Ancaman-ancaman yang diterima oleh pembela hak asasi manusia hari ini memiliki pola yang menyerupai pola di rezim orde baru. Demikian dikatakan Komisioner Komisi Nasional Hak Asasi Manusia (Komnas HAM) Siti Noor Laila saat menjadi pembicara dalam Seminar Nasional “Menghentikan Kekerasan terhadap Jurnalis dan Penuntasan Kasus Udin” pada Jumat (21/8) di Auditorium Pascasarjana UII, Yogyakarta.
“Kebebasan untuk memberikan pendapat, berorganisasi dan berekspresi sekarang itu menjadi persoalan hukum,” ujar Laila.

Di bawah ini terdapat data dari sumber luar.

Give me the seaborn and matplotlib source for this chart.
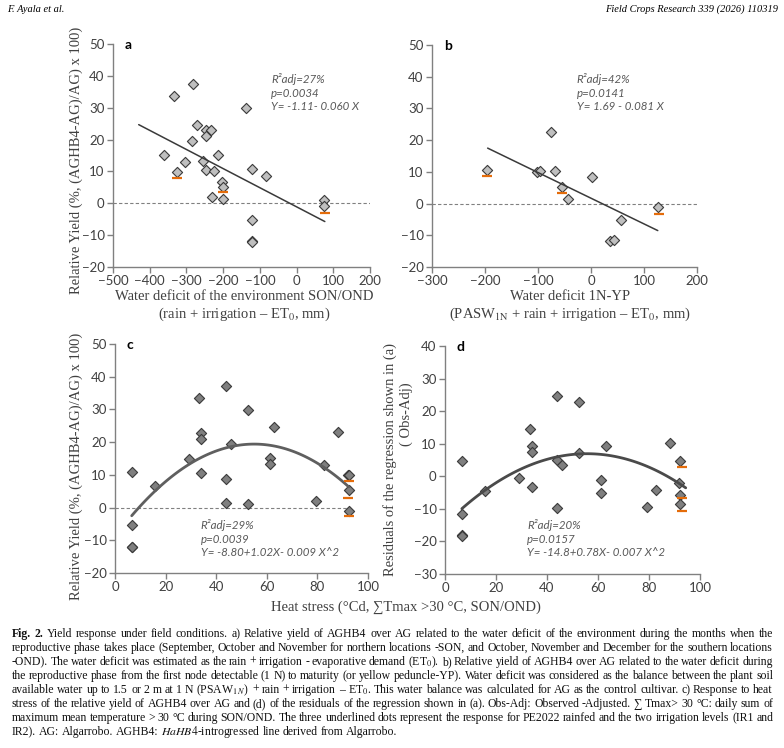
import numpy as np
import matplotlib
matplotlib.use('Agg')
import matplotlib.pyplot as plt
import seaborn as sns

# ---- data ----
# a) relative yield vs water deficit of the environment (SON/OND)
wd_env = [-335, -281, -139, -272, -248, -234, -247, -284, -360, -213, -304, -256,
          -326, -247, -224, -121, -84, -202, -200, -230, -201, -121, -121, -121, 76, 76]
ry_a = [33.6, 37.5, 29.9, 24.6, 23.0, 23.0, 21.2, 19.4, 15.3, 15.3, 13.1, 13.2,
        9.9, 10.5, 10.2, 10.8, 8.6, 6.6, 5.2, 2.1, 1.4, -5.4, -11.9, -12.2, 1.0, -1.0]
under_a_x = [-326, -200, 77]
under_a_y = [7.9, 3.5, -2.9]
coef_a = [-1.11, -0.060]
range_a = [-430, 77]

# b) relative yield vs water deficit 1N-YP
wd_1nyp = [-75, -196, -101, -96, -67, 1, -55, -43, 126, 57, 36, 44]
ry_b = [22.7, 10.7, 9.8, 10.4, 10.4, 8.4, 5.1, 1.5, -1.0, -5.2, -11.9, -11.5]
under_b_x = [-196, -55, 128]
under_b_y = [8.6, 3.2, -3.2]
coef_b = [1.69, -0.081]
range_b = [-195, 126]

# c) relative yield vs heat stress
heat_c = [6.6, 6.6, 6.6, 6.6, 15.9, 29.2, 33.2, 34.1, 34.1, 34.1, 44.0, 44.0, 44.0,
          45.8, 52.5, 52.5, 61.1, 61.2, 63.0, 79.4, 82.5, 88.3, 91.9, 92.4, 92.4, 92.4]
ry_c = [11.0, -5.3, -11.9, -12.2, 6.5, 15.0, 33.5, 22.9, 21.0, 10.5, 37.3, 8.6, 1.4,
        19.3, 29.9, 1.0, 15.2, 13.2, 24.5, 2.1, 13.0, 23.0, 10.0, 10.1, 5.3, -0.9]
under_c_x = [92.4, 92.2, 92.4]
under_c_y = [8.2, 3.0, -2.6]
coef_c = [-8.88, 1.0285, -0.00935]
range_c = [6.6, 92.4]
zero_c = [0, 93]

# d) residuals of regression (a) vs heat stress
heat_d = [6.6, 6.6, 6.6, 6.6, 15.7, 29.2, 33.2, 34.2, 34.2, 34.2, 43.9, 43.9, 43.9,
          45.7, 52.6, 52.6, 61.2, 61.0, 63.2, 79.3, 82.6, 88.2, 92.1, 91.9, 92.1, 92.1]
res_d = [4.8, -11.5, -18.0, -18.2, -4.5, -0.5, 14.5, 9.3, 7.5, -3.2, 24.7, 4.9, -9.6,
         3.4, 22.9, 7.0, -1.0, -5.1, 9.3, -9.5, -4.2, 10.2, 4.8, -2.2, -5.6, -8.6]
under_d_x = [92.8, 93.0, 93.0]
under_d_y = [3.0, -6.7, -10.7]
coef_d = [-14.8, 0.78, -0.007]
range_d = [6.6, 94.4]

stats_a = 'R²adj=27%\np=0.0034\nY= -1.11- 0.060 X'
stats_b = 'R²adj=42%\np=0.0141\nY= 1.69 - 0.081 X'
stats_c = 'R²adj=29%\np=0.0039\nY= -8.80+1.02X- 0.009 X^2'
stats_d = 'R²adj=20%\np=0.0157\nY= -14.8+0.78X- 0.007 X^2'

caption_lines = [
    "Fig. 2. Yield response under field conditions. a) Relative yield of AGHB4 over AG related to the water deficit of the environment during the months when the",
    "reproductive phase takes place (September, October and November for northern locations -SON, and October, November and December for the southern locations",
    "-OND). The water deficit was estimated as the rain + irrigation - evaporative demand (ET$_0$). b) Relative yield of AGHB4 over AG related to the water deficit during",
    "the reproductive phase from the first node detectable (1 N) to maturity (or yellow peduncle-YP). Water deficit was considered as the balance between the plant soil",
    "available water up to 1.5 or 2 m at 1 N (PSAW$_{1\\,N}$) + rain + irrigation – ET$_0$. This water balance was calculated for AG as the control cultivar. c) Response to heat",
    "stress of the relative yield of AGHB4 over AG and (d) of the residuals of the regression shown in (a). Obs-Adj: Observed -Adjusted. ∑ Tmax> 30 °C: daily sum of",
    "maximum mean temperature > 30 °C during SON/OND. The three underlined dots represent the response for PE2022 rainfed and the two irrigation levels (IR1 and",
    "IR2). AG: Algarrobo. AGHB4: $\\mathit{HaHB4}$-introgressed line derived from Algarrobo.",
]

# ---- figure ----
sns.set_theme(style='ticks')
plt.rcParams['font.family'] = ['Lato', 'DejaVu Sans']
plt.rcParams['mathtext.fontset'] = 'stix'
SERIF = ['Liberation Serif', 'DejaVu Serif']

W, H = 784, 748
fig = plt.figure(figsize=(W / 100, H / 100), dpi=100)


def box(l, t, r, b):
    return [l / W, 1 - b / H, (r - l) / W, (b - t) / H]


ax_a = fig.add_axes(box(113, 44, 370, 267))
ax_b = fig.add_axes(box(432, 45, 697, 267))
ax_c = fig.add_axes(box(115, 344, 368, 573))
ax_d = fig.add_axes(box(445, 346, 700, 574))


def style(ax, xlim, xstep, ylim):
    ax.set_xlim(xlim)
    ax.set_ylim(ylim)
    ax.set_xticks(np.arange(xlim[0], xlim[1] + 1, xstep))
    ax.set_yticks(np.arange(ylim[0], ylim[1] + 1, 10))
    for s in ['top', 'right']:
        ax.spines[s].set_visible(False)
    for s in ['left', 'bottom']:
        ax.spines[s].set_color('#808080')
        ax.spines[s].set_linewidth(1.0)
    ax.tick_params(direction='out', length=4, width=1, color='#808080',
                   labelsize=9.5, labelcolor='#404040', pad=2)
    ax.set_xlabel('')
    ax.set_ylabel('')


def panel(ax, x, y, ux, uy, coef, xr, fill, lc, lw, stats, sx, sy, letter):
    sns.scatterplot(x=x, y=y, marker='D', s=27, color=fill, edgecolor='#3a3a3a',
                    linewidth=0.8, ax=ax, zorder=3)
    xs = np.linspace(xr[0], xr[1], 100)
    ys = sum(c * xs ** i for i, c in enumerate(coef))
    sns.lineplot(x=xs, y=ys, color=lc, lw=lw, ax=ax, zorder=4)
    ax.plot(ux, uy, ls='none', marker='_', ms=7, mew=1.6, color='#e46c0a', zorder=5)
    ax.text(sx, sy, stats, transform=ax.transAxes, ha='left', va='top', fontsize=8.3,
            style='italic', color='#595959', linespacing=1.25)
    ax.text(0.06, 0.995, letter, transform=ax.transAxes, ha='center', va='center',
            fontsize=10, fontweight='bold', color='black')


panel(ax_a, wd_env, ry_a, under_a_x, under_a_y, coef_a, range_a, '#bfbfbf', '#3a3a3a', 1.1,
      stats_a, 0.615, 0.868, 'a')
ax_a.axhline(0, color='#808080', ls=(0, (3, 2)), lw=0.8, zorder=1)
style(ax_a, (-500, 200), 100, (-20, 50))

panel(ax_b, wd_1nyp, ry_b, under_b_x, under_b_y, coef_b, range_b, '#bfbfbf', '#3a3a3a', 1.1,
      stats_b, 0.546, 0.872, 'b')
ax_b.axhline(0, color='#808080', ls=(0, (3, 2)), lw=0.8, zorder=1)
style(ax_b, (-300, 200), 100, (-20, 50))

panel(ax_c, heat_c, ry_c, under_c_x, under_c_y, coef_c, range_c, '#7f7f7f', '#5f5f5f', 2.0,
      stats_c, 0.339, 0.234, 'c')
ax_c.plot(zero_c, [0, 0], color='#808080', ls=(0, (3, 2)), lw=0.8, zorder=1)
style(ax_c, (0, 100), 20, (-20, 50))

panel(ax_d, heat_d, res_d, under_d_x, under_d_y, coef_d, range_d, '#7f7f7f', '#4a4a4a', 2.0,
      stats_d, 0.323, 0.240, 'd')
style(ax_d, (0, 100), 20, (-30, 40))

# axis titles
lab = dict(family=SERIF, fontsize=10.5, color='#404040', ha='center', va='center')
ylab = 'Relative Yield (%, (AGHB4-AG)/AG) x 100)'
fig.text(76 / W, 1 - 160 / H, ylab, rotation=90, **lab)
fig.text(76 / W, 1 - 466 / H, ylab, rotation=90, **lab)
fig.text(390 / W, 1 - 460 / H, 'Residuals of the regression shown in (a)', rotation=90, **lab)
fig.text(406 / W, 1 - 414 / H, '( Obs-Adj)', rotation=90, **lab)
fig.text(244 / W, 1 - 297 / H, 'Water deficit of the environment SON/OND', **lab)
fig.text(244 / W, 1 - 314 / H, '(rain + irrigation – ET$_0$, mm)', **lab)
fig.text(570 / W, 1 - 297 / H, 'Water deficit 1N-YP', **lab)
fig.text(570 / W, 1 - 314 / H, '(PASW$_{\\mathrm{1N}}$ + rain + irrigation – ET$_0$, mm)', **lab)
fig.text(406 / W, 1 - 607 / H, 'Heat stress (°Cd, ∑Tmax >30 °C, SON/OND)', **lab)

# running header
fig.text(7 / W, 1 - 9 / H, 'F. Ayala et al.', family=SERIF, style='italic', fontsize=7.5,
         ha='left', va='center', color='black')
fig.text(778 / W, 1 - 9 / H, 'Field Crops Research 339 (2026) 110319', family=SERIF,
         style='italic', fontsize=7.5, ha='right', va='center', color='black')

# justified caption
renderer = fig.canvas.get_renderer()
x0, x1 = 12, 773
cap_size = 8.45
for i, line in enumerate(caption_lines):
    y = 1 - (634 + 14 * i) / H
    words = line.split(' ')
    items = []
    for j, w in enumerate(words):
        weight = 'bold' if (i == 0 and j < 2) else 'normal'
        t = fig.text(0, y, w, family=SERIF, fontsize=cap_size, fontweight=weight,
                     ha='left', va='center', color='#111111')
        items.append((t, t.get_window_extent(renderer).width))
    total = sum(wd for _, wd in items)
    natural = cap_size * 100 / 72 * 0.22
    if i < len(caption_lines) - 1 and len(items) > 1:
        gap = max((x1 - x0 - total) / (len(items) - 1), 1.5)
    else:
        gap = natural
    x = x0
    for t, wd in items:
        t.set_x(x / W)
        x += wd + gap

fig.savefig('out.png', dpi=100)
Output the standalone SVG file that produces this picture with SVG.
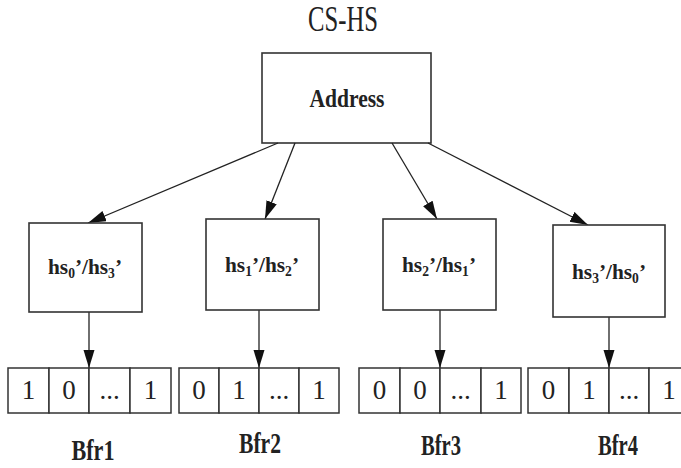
<svg xmlns="http://www.w3.org/2000/svg" width="681" height="468" viewBox="0 0 681 468">
<defs>
<marker id="ah" markerUnits="userSpaceOnUse" markerWidth="18" markerHeight="12" refX="18" refY="5.5" orient="auto">
<path d="M0,0 L18,5.5 L0,11 z" fill="#111"/>
</marker>
<style>
.box{fill:#fff;stroke:#333;stroke-width:1.6}
.cell{fill:#fff;stroke:#333;stroke-width:1.5}
.ln{stroke:#222;stroke-width:1.3;fill:none;marker-end:url(#ah)}
.t{font-family:"Liberation Serif","Times New Roman",serif;fill:#222;text-anchor:middle}
.b{font-weight:bold}
.d{font-size:27px}
.hs{font-size:22px}
.bf{font-size:30px}
</style>
</defs>
<rect width="681" height="468" fill="#fff"/>
<text class="t" x="343" y="31" font-size="35" textLength="70" lengthAdjust="spacingAndGlyphs">CS-HS</text>
<g id="address">
<rect class="box" x="262" y="53" width="169" height="90"/>
<text class="t b" x="347" y="107" font-size="26" textLength="75" lengthAdjust="spacingAndGlyphs">Address</text>
</g>
<g id="connectors">
<line class="ln" x1="278" y1="143" x2="88" y2="223"/>
<line class="ln" x1="295" y1="143" x2="265" y2="219"/>
<line class="ln" x1="392" y1="143" x2="437" y2="219"/>
<line class="ln" x1="428" y1="143" x2="588" y2="225"/>
<line class="ln" x1="89" y1="312" x2="89" y2="368"/>
<line class="ln" x1="259" y1="310" x2="259" y2="368"/>
<line class="ln" x1="440" y1="310" x2="440" y2="368"/>
<line class="ln" x1="609" y1="317" x2="609" y2="368"/>
</g>
<g id="hs1">
<rect class="box" x="29" y="223" width="113" height="89"/>
<text class="t b hs" x="85" y="274" textLength="74" lengthAdjust="spacingAndGlyphs">hs<tspan font-size="14" dy="4">0</tspan><tspan dy="-4">’/hs</tspan><tspan font-size="14" dy="4">3</tspan><tspan dy="-4">’</tspan></text>
</g>
<g id="hs2">
<rect class="box" x="206" y="219" width="113" height="91"/>
<text class="t b hs" x="262" y="272" textLength="74" lengthAdjust="spacingAndGlyphs">hs<tspan font-size="14" dy="4">1</tspan><tspan dy="-4">’/hs</tspan><tspan font-size="14" dy="4">2</tspan><tspan dy="-4">’</tspan></text>
</g>
<g id="hs3">
<rect class="box" x="383" y="219" width="113" height="91"/>
<text class="t b hs" x="439" y="272" textLength="74" lengthAdjust="spacingAndGlyphs">hs<tspan font-size="14" dy="4">2</tspan><tspan dy="-4">’/hs</tspan><tspan font-size="14" dy="4">1</tspan><tspan dy="-4">’</tspan></text>
</g>
<g id="hs4">
<rect class="box" x="553" y="225" width="112" height="92"/>
<text class="t b hs" x="609" y="279" textLength="74" lengthAdjust="spacingAndGlyphs">hs<tspan font-size="14" dy="4">3</tspan><tspan dy="-4">’/hs</tspan><tspan font-size="14" dy="4">0</tspan><tspan dy="-4">’</tspan></text>
</g>
<g id="bfr1">
<rect class="cell" x="8" y="368" width="41" height="45"/>
<rect class="cell" x="49" y="368" width="40" height="45"/>
<rect class="cell" x="89" y="368" width="41" height="45"/>
<rect class="cell" x="130" y="368" width="41" height="45"/>
<text class="t d" x="28.5" y="399">1</text>
<text class="t d" x="69" y="399">0</text>
<text class="t d" x="109.5" y="399">...</text>
<text class="t d" x="150.5" y="399">1</text>
<text class="t b bf" x="93" y="460" textLength="43" lengthAdjust="spacingAndGlyphs">Bfr1</text>
</g>
<g id="bfr2">
<rect class="cell" x="179" y="368" width="40" height="45"/>
<rect class="cell" x="219" y="368" width="40" height="45"/>
<rect class="cell" x="259" y="368" width="40" height="45"/>
<rect class="cell" x="299" y="368" width="40" height="45"/>
<text class="t d" x="199" y="399">0</text>
<text class="t d" x="239" y="399">1</text>
<text class="t d" x="279" y="399">...</text>
<text class="t d" x="319" y="399">1</text>
<text class="t b bf" x="260" y="453" textLength="42" lengthAdjust="spacingAndGlyphs">Bfr2</text>
</g>
<g id="bfr3">
<rect class="cell" x="359" y="368" width="41" height="45"/>
<rect class="cell" x="400" y="368" width="40" height="45"/>
<rect class="cell" x="440" y="368" width="41" height="45"/>
<rect class="cell" x="481" y="368" width="40" height="45"/>
<text class="t d" x="379.5" y="399">0</text>
<text class="t d" x="420" y="399">0</text>
<text class="t d" x="460.5" y="399">...</text>
<text class="t d" x="501" y="399">1</text>
<text class="t b bf" x="441" y="455" textLength="40" lengthAdjust="spacingAndGlyphs">Bfr3</text>
</g>
<g id="bfr4">
<rect class="cell" x="528" y="368" width="41" height="45"/>
<rect class="cell" x="569" y="368" width="40" height="45"/>
<rect class="cell" x="609" y="368" width="40" height="45"/>
<rect class="cell" x="649" y="368" width="40" height="45"/>
<text class="t d" x="548.5" y="399">0</text>
<text class="t d" x="589" y="399">1</text>
<text class="t d" x="629" y="399">...</text>
<text class="t d" x="669" y="399">1</text>
<text class="t b bf" x="618" y="455" textLength="40" lengthAdjust="spacingAndGlyphs">Bfr4</text>
</g>
</svg>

Ini menyebabkan banyak kasus kekerasan yang dialami oleh teman-teman pembela hak asasi manusia. “Ini adalah ancaman bagi proses keberlangsungan demokrasi kita di Indonesia,” lanjutnya.
Saat rezim orde baru, kerja-kerja pembela HAM dikenakan pasal subversif. Sedang pada masa transisi—era kepemimpinan Habibie sampai Megawati), banyak yang terkena pasal penghinaan presiden-wakil presiden. “Sekarang yang terjadi adalah pasal pencemaran nama baik,” ujar Laila, “dan yang paling menyedihkan, teman-teman human defender dikenakan pasal kekerasan.” Menurut Laila, dikenakannya pasal itu merendahkan martabat pembela hak asasi manusia.
Dalam seminar yang diselenggarakan Aliansi Jurnalis Independen (AJI) Yogyakarta) tersebut, Laila juga menyampaikan bagaimana jurnalis sebagai pembela hak asasi manusia juga terus menerus mengalami kekerasan. Menurutnya, peran jurnalis yang sangat strategis justru berpotensi dijadikan sasaran kekerasan. “Apalagi melihat dari pola atau kecenderungan pemerintah yang menuju pemerintahan yang otoriter.”
Seminar Nasional “Menghentikan Kekerasan terhadap Jurnalis dan Penuntasan Kasus Udin” diselenggarakan sebagai peringatan 19 tahun kasus Udin. Wartawan Bernas, Muhammad Syafruddin tewas pada 16 Agustus 1996 setelah dianiaya oleh orang tidak dikenal. Diduga Udin dibunuh akibat berita-berita yang ditulisnya. Namun 19 tahun terlewat, belum ada tanda-tanda bahwa kasus ini akan tuntas.
Selain Siti Noor Laila, seminar tersebut juga turut menghadirkan Imam Wahyudi dari Dewan Pers dan Aryo Wisanggeni dari AJI Indonesia.